STATED PROBLEM: Comb through the entries for "seaborn" and pull out each line that holds it.

::: SUPPLIED DATA :::

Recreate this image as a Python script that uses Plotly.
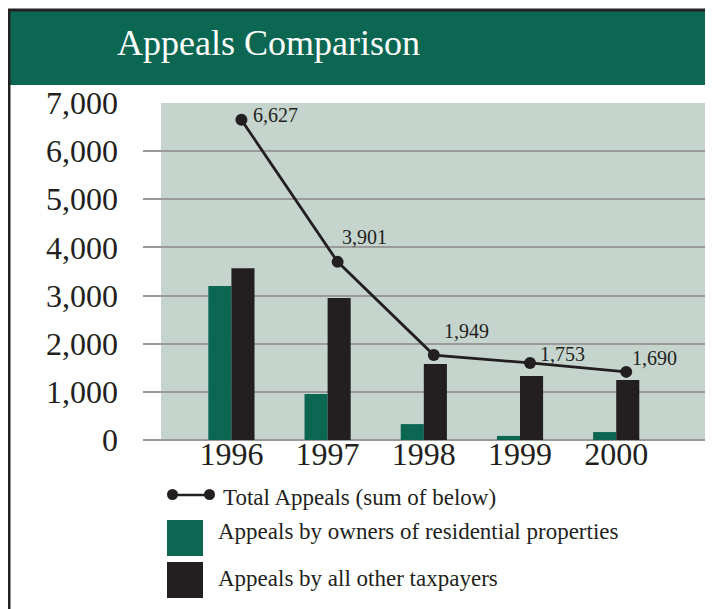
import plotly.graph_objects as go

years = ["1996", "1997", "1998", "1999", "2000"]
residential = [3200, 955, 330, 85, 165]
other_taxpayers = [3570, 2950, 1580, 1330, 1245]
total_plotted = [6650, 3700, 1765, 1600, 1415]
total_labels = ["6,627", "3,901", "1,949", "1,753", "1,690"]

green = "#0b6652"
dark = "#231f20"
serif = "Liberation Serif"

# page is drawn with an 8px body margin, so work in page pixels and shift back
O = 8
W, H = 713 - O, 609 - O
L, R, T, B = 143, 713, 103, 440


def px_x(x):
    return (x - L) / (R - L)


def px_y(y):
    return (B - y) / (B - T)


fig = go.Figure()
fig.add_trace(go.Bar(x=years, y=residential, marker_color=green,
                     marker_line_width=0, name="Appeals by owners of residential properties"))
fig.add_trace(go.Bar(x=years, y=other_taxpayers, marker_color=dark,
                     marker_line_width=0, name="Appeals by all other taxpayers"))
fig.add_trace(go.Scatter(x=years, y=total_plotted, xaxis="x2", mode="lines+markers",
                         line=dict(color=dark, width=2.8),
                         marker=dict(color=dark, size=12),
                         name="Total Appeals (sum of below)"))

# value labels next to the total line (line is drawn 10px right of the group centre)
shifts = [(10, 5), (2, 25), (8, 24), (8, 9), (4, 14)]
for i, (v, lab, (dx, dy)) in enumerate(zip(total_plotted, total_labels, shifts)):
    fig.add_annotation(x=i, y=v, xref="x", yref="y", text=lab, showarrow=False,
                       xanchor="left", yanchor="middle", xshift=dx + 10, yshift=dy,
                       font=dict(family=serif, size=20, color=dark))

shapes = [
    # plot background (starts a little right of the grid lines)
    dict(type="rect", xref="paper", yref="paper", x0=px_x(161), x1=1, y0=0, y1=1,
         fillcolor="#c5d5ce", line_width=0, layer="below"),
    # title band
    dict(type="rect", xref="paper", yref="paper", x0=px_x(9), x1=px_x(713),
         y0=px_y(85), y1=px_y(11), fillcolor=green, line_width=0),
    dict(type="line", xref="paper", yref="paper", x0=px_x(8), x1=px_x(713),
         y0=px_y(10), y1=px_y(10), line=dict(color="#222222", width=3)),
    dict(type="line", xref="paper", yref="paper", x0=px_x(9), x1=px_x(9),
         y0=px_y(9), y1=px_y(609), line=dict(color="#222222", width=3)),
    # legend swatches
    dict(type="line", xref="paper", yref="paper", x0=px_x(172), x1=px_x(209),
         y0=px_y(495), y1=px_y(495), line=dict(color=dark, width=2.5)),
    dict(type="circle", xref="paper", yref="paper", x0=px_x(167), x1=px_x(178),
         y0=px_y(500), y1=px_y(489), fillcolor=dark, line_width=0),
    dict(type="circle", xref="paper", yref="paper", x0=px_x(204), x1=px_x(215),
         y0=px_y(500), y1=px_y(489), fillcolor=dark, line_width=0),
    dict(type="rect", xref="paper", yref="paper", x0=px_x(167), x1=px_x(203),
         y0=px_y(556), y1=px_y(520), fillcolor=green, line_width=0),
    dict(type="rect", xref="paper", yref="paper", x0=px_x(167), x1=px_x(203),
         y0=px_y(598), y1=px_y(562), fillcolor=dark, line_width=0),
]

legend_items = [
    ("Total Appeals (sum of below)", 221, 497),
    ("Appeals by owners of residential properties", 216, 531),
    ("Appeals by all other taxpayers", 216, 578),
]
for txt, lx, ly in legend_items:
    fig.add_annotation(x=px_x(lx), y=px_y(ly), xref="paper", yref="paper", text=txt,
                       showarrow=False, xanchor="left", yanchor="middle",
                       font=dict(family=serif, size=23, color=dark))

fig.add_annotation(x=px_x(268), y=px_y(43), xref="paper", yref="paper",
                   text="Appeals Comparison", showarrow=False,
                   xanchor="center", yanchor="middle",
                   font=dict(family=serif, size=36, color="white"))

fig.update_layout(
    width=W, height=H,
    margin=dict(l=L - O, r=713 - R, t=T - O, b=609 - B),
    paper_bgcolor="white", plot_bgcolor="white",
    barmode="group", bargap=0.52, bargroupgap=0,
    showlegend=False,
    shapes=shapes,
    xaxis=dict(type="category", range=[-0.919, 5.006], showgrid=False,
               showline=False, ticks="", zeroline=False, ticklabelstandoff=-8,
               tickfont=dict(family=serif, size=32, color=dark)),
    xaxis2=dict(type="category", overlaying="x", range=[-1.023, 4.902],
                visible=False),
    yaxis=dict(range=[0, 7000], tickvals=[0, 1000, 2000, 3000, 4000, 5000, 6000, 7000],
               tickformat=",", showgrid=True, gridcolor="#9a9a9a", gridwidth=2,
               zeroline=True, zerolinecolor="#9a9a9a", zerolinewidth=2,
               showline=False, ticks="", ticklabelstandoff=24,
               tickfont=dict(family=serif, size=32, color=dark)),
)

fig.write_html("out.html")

:::
::: SUPPLIED DATA :::

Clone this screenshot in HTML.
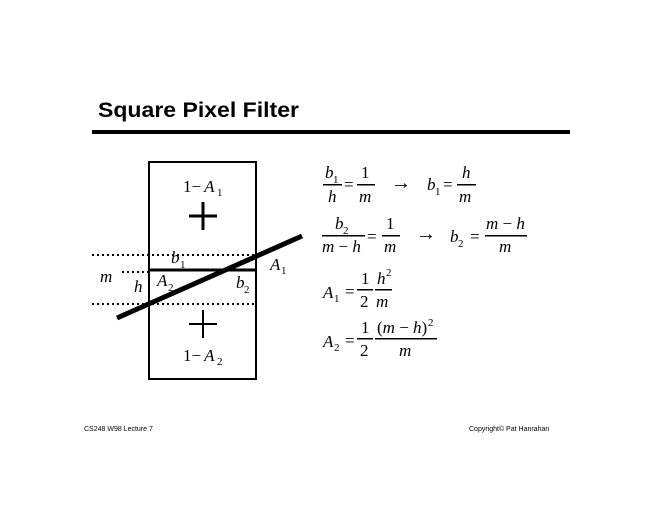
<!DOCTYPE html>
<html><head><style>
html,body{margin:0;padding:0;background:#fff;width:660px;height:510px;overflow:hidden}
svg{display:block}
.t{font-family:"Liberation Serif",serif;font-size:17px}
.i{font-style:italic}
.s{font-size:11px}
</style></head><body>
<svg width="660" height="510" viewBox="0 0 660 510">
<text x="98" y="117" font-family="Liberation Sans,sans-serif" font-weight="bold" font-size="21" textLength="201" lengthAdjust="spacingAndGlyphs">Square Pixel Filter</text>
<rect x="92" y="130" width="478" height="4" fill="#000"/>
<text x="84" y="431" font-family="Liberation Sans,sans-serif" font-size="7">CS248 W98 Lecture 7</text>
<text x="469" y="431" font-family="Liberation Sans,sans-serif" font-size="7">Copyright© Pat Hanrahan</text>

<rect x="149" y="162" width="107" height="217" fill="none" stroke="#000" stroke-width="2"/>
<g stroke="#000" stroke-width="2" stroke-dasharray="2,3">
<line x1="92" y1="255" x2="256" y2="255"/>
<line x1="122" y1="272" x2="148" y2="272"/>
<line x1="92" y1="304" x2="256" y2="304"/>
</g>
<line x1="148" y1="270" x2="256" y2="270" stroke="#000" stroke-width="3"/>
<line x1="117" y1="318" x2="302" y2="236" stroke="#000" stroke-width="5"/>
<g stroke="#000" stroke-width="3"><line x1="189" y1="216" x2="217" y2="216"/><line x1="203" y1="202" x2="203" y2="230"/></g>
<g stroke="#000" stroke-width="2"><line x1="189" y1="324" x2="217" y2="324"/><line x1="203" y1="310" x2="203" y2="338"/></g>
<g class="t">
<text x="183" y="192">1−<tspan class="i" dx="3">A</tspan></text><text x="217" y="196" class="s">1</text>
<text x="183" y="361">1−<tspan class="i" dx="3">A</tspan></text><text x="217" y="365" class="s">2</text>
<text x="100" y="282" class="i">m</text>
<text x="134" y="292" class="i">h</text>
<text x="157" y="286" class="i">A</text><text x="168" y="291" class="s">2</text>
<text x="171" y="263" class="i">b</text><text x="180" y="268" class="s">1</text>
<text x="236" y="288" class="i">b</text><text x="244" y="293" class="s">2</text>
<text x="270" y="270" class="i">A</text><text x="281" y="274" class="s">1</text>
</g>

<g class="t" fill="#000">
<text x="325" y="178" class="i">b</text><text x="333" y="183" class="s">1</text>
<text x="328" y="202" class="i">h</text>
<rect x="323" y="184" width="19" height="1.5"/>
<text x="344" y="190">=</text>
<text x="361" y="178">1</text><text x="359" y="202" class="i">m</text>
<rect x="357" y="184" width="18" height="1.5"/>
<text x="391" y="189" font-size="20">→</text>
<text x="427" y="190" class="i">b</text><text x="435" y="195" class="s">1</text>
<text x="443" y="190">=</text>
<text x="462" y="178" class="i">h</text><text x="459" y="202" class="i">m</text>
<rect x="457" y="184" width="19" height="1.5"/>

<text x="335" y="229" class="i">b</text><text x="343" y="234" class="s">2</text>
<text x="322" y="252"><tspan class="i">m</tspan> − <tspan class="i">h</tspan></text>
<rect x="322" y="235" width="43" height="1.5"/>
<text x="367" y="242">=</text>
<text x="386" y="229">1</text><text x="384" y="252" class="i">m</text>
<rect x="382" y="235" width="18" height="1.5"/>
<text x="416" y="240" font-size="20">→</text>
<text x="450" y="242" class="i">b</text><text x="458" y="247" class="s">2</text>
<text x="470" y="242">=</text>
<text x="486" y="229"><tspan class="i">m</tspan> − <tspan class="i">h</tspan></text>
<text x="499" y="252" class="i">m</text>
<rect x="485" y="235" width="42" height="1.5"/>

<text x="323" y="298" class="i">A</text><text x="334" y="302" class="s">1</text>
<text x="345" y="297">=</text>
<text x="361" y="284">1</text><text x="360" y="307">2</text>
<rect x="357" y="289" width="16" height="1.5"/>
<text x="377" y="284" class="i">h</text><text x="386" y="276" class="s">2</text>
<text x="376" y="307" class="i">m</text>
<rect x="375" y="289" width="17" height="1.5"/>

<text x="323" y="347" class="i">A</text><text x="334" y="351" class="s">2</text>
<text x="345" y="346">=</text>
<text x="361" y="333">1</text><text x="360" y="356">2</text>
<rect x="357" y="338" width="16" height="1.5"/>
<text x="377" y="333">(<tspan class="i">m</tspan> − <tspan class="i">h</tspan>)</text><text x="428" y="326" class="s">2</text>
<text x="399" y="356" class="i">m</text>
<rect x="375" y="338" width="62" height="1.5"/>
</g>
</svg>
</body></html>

:::
::: SUPPLIED DATA :::

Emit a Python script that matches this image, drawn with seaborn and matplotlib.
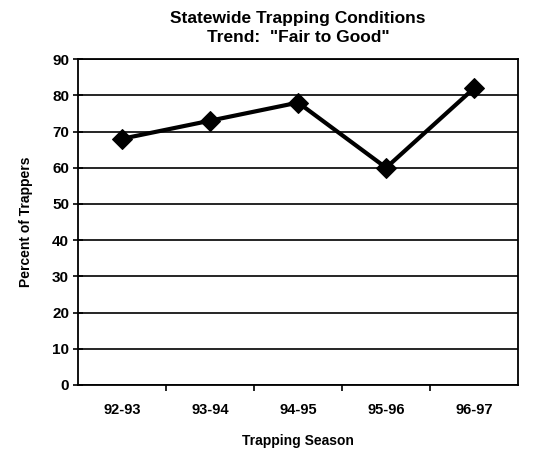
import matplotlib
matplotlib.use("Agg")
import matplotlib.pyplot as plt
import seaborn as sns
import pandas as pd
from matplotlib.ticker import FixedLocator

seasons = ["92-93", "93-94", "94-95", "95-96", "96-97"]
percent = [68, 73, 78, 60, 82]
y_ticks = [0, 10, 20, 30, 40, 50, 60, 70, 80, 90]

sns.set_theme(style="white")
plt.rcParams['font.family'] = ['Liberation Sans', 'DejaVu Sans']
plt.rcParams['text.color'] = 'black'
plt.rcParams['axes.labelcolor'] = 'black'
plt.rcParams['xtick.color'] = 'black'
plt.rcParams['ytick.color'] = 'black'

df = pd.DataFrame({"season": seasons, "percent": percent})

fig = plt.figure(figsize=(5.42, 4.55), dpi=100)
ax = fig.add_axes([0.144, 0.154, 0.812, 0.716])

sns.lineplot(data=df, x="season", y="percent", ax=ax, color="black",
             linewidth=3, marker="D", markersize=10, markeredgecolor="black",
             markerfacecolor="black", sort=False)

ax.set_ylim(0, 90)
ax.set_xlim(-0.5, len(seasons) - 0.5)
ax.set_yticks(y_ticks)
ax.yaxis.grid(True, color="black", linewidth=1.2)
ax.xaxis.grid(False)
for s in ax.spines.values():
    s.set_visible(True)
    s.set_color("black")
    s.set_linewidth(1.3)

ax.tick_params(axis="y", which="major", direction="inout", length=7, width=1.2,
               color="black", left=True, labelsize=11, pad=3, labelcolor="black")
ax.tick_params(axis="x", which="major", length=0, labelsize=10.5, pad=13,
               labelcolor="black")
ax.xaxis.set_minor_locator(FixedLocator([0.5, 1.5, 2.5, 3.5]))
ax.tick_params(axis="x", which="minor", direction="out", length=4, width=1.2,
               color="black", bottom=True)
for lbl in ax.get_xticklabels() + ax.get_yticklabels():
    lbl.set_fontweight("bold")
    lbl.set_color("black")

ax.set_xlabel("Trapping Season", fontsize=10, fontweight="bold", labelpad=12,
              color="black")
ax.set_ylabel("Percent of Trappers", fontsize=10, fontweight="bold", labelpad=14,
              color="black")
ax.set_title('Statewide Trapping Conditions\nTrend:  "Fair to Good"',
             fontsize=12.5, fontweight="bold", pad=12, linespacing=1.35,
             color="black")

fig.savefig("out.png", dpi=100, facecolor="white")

:::

ANSWER FOR THE TASK:
Emit a Python script that matches this image, drawn with seaborn and matplotlib.
import seaborn as sns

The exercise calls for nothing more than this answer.